## What you are asked to do
Print, word for word, every line from the beginning of the listing up to and including the line with "const binWidth = 0.000125;". Pictures are to be excluded.
— START OF Record set —
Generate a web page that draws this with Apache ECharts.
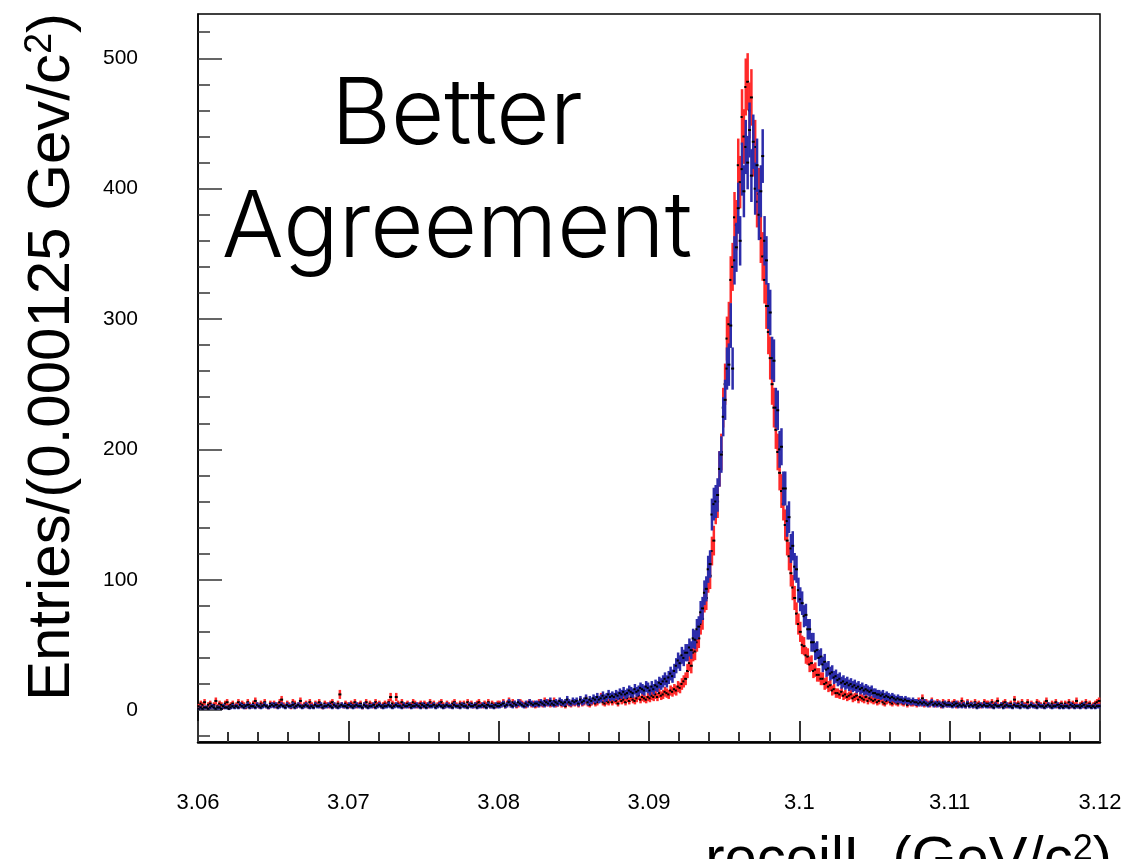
<!DOCTYPE html>
<html>
<head>
<meta charset="utf-8">
<script src="https://cdn.jsdelivr.net/npm/echarts@6/dist/echarts.min.js"></script>
<style>
  html, body { margin: 0; padding: 0; background: #fff; }
  #chart { width: 1129px; height: 859px; }
</style>
</head>
<body>
<div id="chart"></div>
<script>
// histogram binning (ROOT style): 480 bins of 0.000125 from 3.06 to 3.12
const binLo = 3.06;
const binWidth = 0.000125;

// entries per bin, red sample (20 bins per row)
const redCounts = [
  3,5,4,6,2,4,5,3,4,7,3,5,4,2,5,6,3,4,5,3,
  4,6,3,5,4,2,6,4,3,5,7,4,3,5,4,6,3,2,5,4,
  5,3,4,6,8,4,3,5,4,2,6,5,3,4,7,3,4,5,3,6,
  4,3,5,4,6,3,2,5,4,3,5,6,4,3,5,12,4,3,5,4,
  3,5,4,6,3,4,5,2,4,6,3,5,4,3,6,4,5,3,4,5,
  4,6,10,5,4,10,5,4,6,3,4,5,3,4,6,5,3,4,5,3,
  5,4,3,6,4,5,3,4,5,6,4,3,5,4,3,5,6,4,3,5,
  4,5,3,6,4,5,3,4,5,6,4,3,5,4,6,3,5,4,3,5,
  5,4,6,3,5,7,4,6,5,3,4,6,5,4,3,5,6,4,5,3,
  4,6,5,4,7,5,6,4,5,7,4,5,6,4,5,3,6,5,4,6,
  5,6,4,7,5,6,8,5,4,6,7,5,6,8,10,6,5,7,6,8,
  6,8,7,5,9,7,8,6,9,7,10,8,7,9,11,8,10,9,8,10,
  9,11,10,12,10,13,11,12,14,13,12,15,14,16,15,18,17,20,22,24,
  30,36,34,44,45,52,55,66,70,84,86,100,103,122,130,155,160,185,198,232,
  250,285,296,330,340,378,372,418,405,455,440,478,482,460,470,430,432,390,396,362,
  348,330,310,290,270,250,232,215,198,182,168,158,142,130,118,105,94,86,74,66,
  60,50,49,42,41,35,36,30,31,27,27,24,24,20,21,18,19,15,16,13,
  13,12,14,11,12,10,11,12,9,10,11,8,10,9,8,10,7,9,8,7,
  8,6,7,9,6,5,7,8,6,5,7,6,5,8,6,5,7,4,6,5,
  5,6,4,7,5,9,4,6,5,4,7,5,4,6,5,3,6,5,4,6,
  4,5,6,3,5,4,7,5,3,6,4,5,3,6,4,5,3,4,6,5,
  5,3,6,4,5,7,3,4,5,6,3,4,5,3,8,4,5,3,6,4,
  4,6,3,5,4,3,6,5,4,3,5,7,4,3,5,4,6,3,4,5,
  3,5,4,6,3,5,4,7,3,4,5,3,6,4,5,3,4,5,6,7
];

// entries per bin, blue sample
const blueCounts = [
  1,2,1,2,2,1,2,3,2,1,2,2,1,3,2,2,1,2,3,2,
  3,2,4,3,2,3,4,2,3,3,2,4,3,2,3,4,3,2,3,4,
  3,4,2,3,4,3,2,4,3,3,4,2,3,4,3,2,3,4,3,2,
  3,2,4,3,3,4,2,3,3,4,3,2,4,3,2,3,4,3,3,2,
  4,3,2,3,4,3,3,2,4,3,2,3,3,4,2,3,4,3,2,3,
  3,4,3,2,3,4,3,3,2,4,3,3,4,2,3,3,4,3,2,4,
  3,2,4,3,3,4,2,3,4,3,2,3,4,3,3,2,4,3,3,2,
  4,3,3,2,4,3,3,4,2,3,3,4,3,2,4,3,3,2,4,3,
  3,4,5,3,4,6,4,3,5,4,6,5,4,3,5,4,6,5,4,5,
  5,4,6,5,4,6,5,7,5,4,6,5,7,6,5,6,8,6,5,7,
  6,7,5,8,6,7,9,6,8,7,9,8,10,8,9,11,9,10,12,10,
  11,10,12,11,13,12,14,12,13,15,14,13,16,14,15,17,16,15,18,17,
  15,18,16,19,18,21,20,22,24,22,25,28,26,30,34,38,36,42,40,44,
  44,48,46,55,54,62,64,75,78,90,93,108,112,150,158,160,165,185,196,225,
  238,262,265,295,262,345,355,385,360,415,398,432,420,445,410,436,400,418,380,398,
  425,360,345,310,305,270,268,232,230,200,202,170,170,145,148,124,126,110,108,92,
  85,82,72,73,62,62,52,52,45,46,40,41,35,37,31,32,28,29,25,26,
  23,24,21,22,20,21,19,20,18,19,17,18,16,17,15,16,15,14,15,13,
  13,12,12,11,12,10,11,10,9,10,9,8,9,8,8,7,8,7,7,6,
  7,6,6,5,6,5,6,5,4,5,6,4,5,4,5,4,3,5,4,4,
  4,3,4,5,3,4,3,4,3,5,3,4,3,4,2,3,4,3,4,3,
  3,4,3,2,4,3,3,4,2,3,4,3,3,2,4,3,3,2,4,3,
  3,2,3,4,3,3,2,4,3,3,2,3,4,3,2,3,3,4,2,3,
  2,3,3,2,4,3,2,3,3,2,3,4,2,3,3,2,3,2,3,3
];

// axis ticks
const xTicks = [3.06, 3.07, 3.08, 3.09, 3.1, 3.11, 3.12];
const yMajorTicks = [0, 100, 200, 300, 400, 500];
const yMinorTicks = [-20, 20, 40, 60, 80, 120, 140, 160, 180, 220, 240, 260, 280,
                     320, 340, 360, 380, 420, 440, 460, 480, 520];

const FONT = '"Liberation Sans", Arial, Helvetica, sans-serif';

function toPoints(counts) {
    return counts.map((n, i) => [binLo + (i + 0.5) * binWidth, n, Math.sqrt(n)]);
}

function errorBars(color) {
    return function (params, api) {
        const x = api.value(0), y = api.value(1), e = api.value(2);
        const top = api.coord([x, y + e]);
        const bot = api.coord([x, y - e]);
        const c = api.coord([x, y]);
        return {
            type: 'group',
            children: [{
                type: 'line',
                shape: {x1: top[0], y1: top[1], x2: bot[0], y2: bot[1]},
                style: {stroke: color, lineWidth: 2.5}
            }, {
                type: 'rect',
                shape: {x: c[0] - 1.5, y: c[1] - 1, width: 3, height: 2},
                style: {fill: '#000'}
            }]
        };
    };
}

const chart = echarts.init(document.getElementById('chart'));

const yRange = {min: -24.5, max: 534};

let option = {
    animation: false,
    backgroundColor: '#fff',
    grid: {
        left: 198, right: 29, top: 14, bottom: 117,
        show: true, borderColor: '#000', borderWidth: 1.5, backgroundColor: 'transparent'
    },
    xAxis: {
        type: 'value',
        min: 3.06, max: 3.12, interval: 0.01,
        axisLine: {show: true, onZero: false, lineStyle: {color: '#000', width: 2.5}},
        axisTick: {show: true, inside: true, length: 21, lineStyle: {color: '#333', width: 2}},
        minorTick: {show: true, splitNumber: 5, length: 10, lineStyle: {color: '#333', width: 2}},
        splitLine: {show: false},
        axisLabel: {
            margin: 50, color: '#000', fontSize: 22, fontFamily: FONT,
            customValues: xTicks,
            formatter: v => String(+v.toFixed(2))
        }
    },
    yAxis: [{
        type: 'value',
        min: yRange.min, max: yRange.max,
        axisLine: {show: true, lineStyle: {color: '#000', width: 1.5}},
        axisTick: {show: true, inside: true, length: 24, customValues: yMajorTicks,
                   lineStyle: {color: '#333', width: 1.5}},
        splitLine: {show: false},
        axisLabel: {margin: 60, color: '#000', fontSize: 21, fontFamily: FONT,
                    customValues: yMajorTicks}
    }, {
        type: 'value',
        min: yRange.min, max: yRange.max,
        position: 'left',
        axisLine: {show: false},
        axisTick: {show: true, inside: true, length: 12, customValues: yMinorTicks,
                   lineStyle: {color: '#333', width: 1.5}},
        splitLine: {show: false},
        axisLabel: {show: false}
    }],
    series: [{
        name: 'red',
        type: 'custom',
        renderItem: errorBars('#ff2a2a'),
        encode: {x: 0, y: 1},
        data: toPoints(redCounts),
        z: 2
    }, {
        name: 'blue',
        type: 'custom',
        renderItem: errorBars('#2c2caa'),
        encode: {x: 0, y: 1},
        data: toPoints(blueCounts),
        z: 3
    }],
    graphic: [{
        type: 'text',
        x: 457, y: 60,
        style: {
            text: 'Better\nAgreement',
            fontFamily: 'Inter, Roboto, sans-serif',
            fontWeight: 300,
            fontSize: 92,
            lineHeight: 113,
            align: 'center',
            verticalAlign: 'top',
            fill: '#000'
        }
    }, {
        type: 'text',
        x: 52, y: 357,
        rotation: Math.PI / 2,
        style: {
            text: '{a|Entries/(0.000125 Gev/c}{s|2}{a|)}',
            align: 'center',
            verticalAlign: 'middle',
            fill: '#000',
            rich: {
                a: {fontSize: 60, fontFamily: FONT, fill: '#000'},
                s: {fontSize: 38, fontFamily: FONT, fill: '#000', verticalAlign: 'top'}
            }
        }
    }, {
        type: 'text',
        x: 1112, y: 832,
        style: {
            text: '{a|recoilL (GeV/c}{s|2}{a|)}',
            align: 'right',
            verticalAlign: 'top',
            fill: '#000',
            rich: {
                a: {fontSize: 58, fontFamily: FONT, fill: '#000'},
                s: {fontSize: 36, fontFamily: FONT, fill: '#000', verticalAlign: 'top'}
            }
        }
    }]
};

chart.setOption(option);
</script>
</body>
</html>
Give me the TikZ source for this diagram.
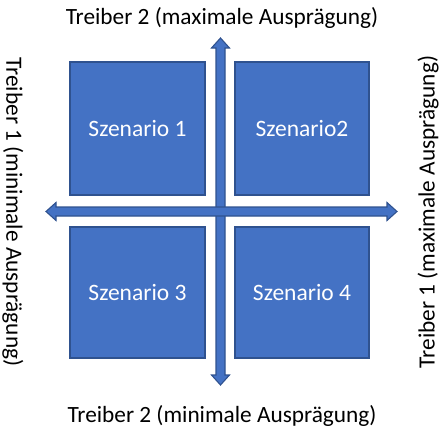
\documentclass[tikz,border=0pt]{standalone}
\usepackage{fontspec}
\setmainfont{Carlito}
\definecolor{boxfill}{HTML}{4472C4}
\definecolor{boxline}{HTML}{2F528F}
\begin{document}
\begin{tikzpicture}[x=1pt,y=-1pt,
  scen/.style={draw=boxline,fill=boxfill,line width=1.3pt,text=white,font=\fontsize{23.5}{27}\selectfont,inner sep=0pt},
  arr/.style={draw=boxline,fill=boxfill,line width=1.1pt,line join=miter},
  lbl/.style={font=\fontsize{23.3}{27}\selectfont,text=black,inner sep=0pt}]
\useasboundingbox (0,0) rectangle (440,434);
% boxes
\node[scen,minimum width=135pt,minimum height=133pt] (s1) at (137.5,128.5) {Szenario 1};
\node[scen,minimum width=134pt,minimum height=133pt] (s2) at (302,128.5) {Szenario2};
\node[scen,minimum width=135pt,minimum height=131pt] (s3) at (137.5,292.5) {Szenario 3};
\node[scen,minimum width=134pt,minimum height=131pt] (s4) at (302,292.5) {Szenario 4};
% vertical double arrow
\draw[arr] (220.5,38) -- (229.5,48) -- (225,48) -- (225,375) -- (229.5,375) -- (220.5,385)
  -- (211.5,375) -- (216,375) -- (216,48) -- (211.5,48) -- cycle;
% horizontal double arrow
\draw[arr] (46,211.5) -- (56,202.5) -- (56,207) -- (387,207) -- (387,202.5) -- (397,211.5)
  -- (387,220.5) -- (387,216) -- (56,216) -- (56,220.5) -- cycle;
% labels
\node[lbl] (top) at (222,18) {Treiber 2 (maximale Ausprägung)};
\node[lbl] (bot) at (222,416) {Treiber 2 (minimale Ausprägung)};
\node[lbl,rotate=-90] (left) at (13,212) {Treiber 1 (minimale Ausprägung)};
\node[lbl,rotate=90] (right) at (428,212) {Treiber 1 (maximale Ausprägung)};
\end{tikzpicture}
\end{document}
— END OF Record set —
## Result of this exercise
Generate a web page that draws this with Apache ECharts.
<!DOCTYPE html>
<html>
<head>
<meta charset="utf-8">
<script src="https://cdn.jsdelivr.net/npm/echarts@6/dist/echarts.min.js"></script>
<style>
  html, body { margin: 0; padding: 0; background: #fff; }
  #chart { width: 1129px; height: 859px; }
</style>
</head>
<body>
<div id="chart"></div>
<script>
// histogram binning (ROOT style): 480 bins of 0.000125 from 3.06 to 3.12
const binLo = 3.06;
const binWidth = 0.000125;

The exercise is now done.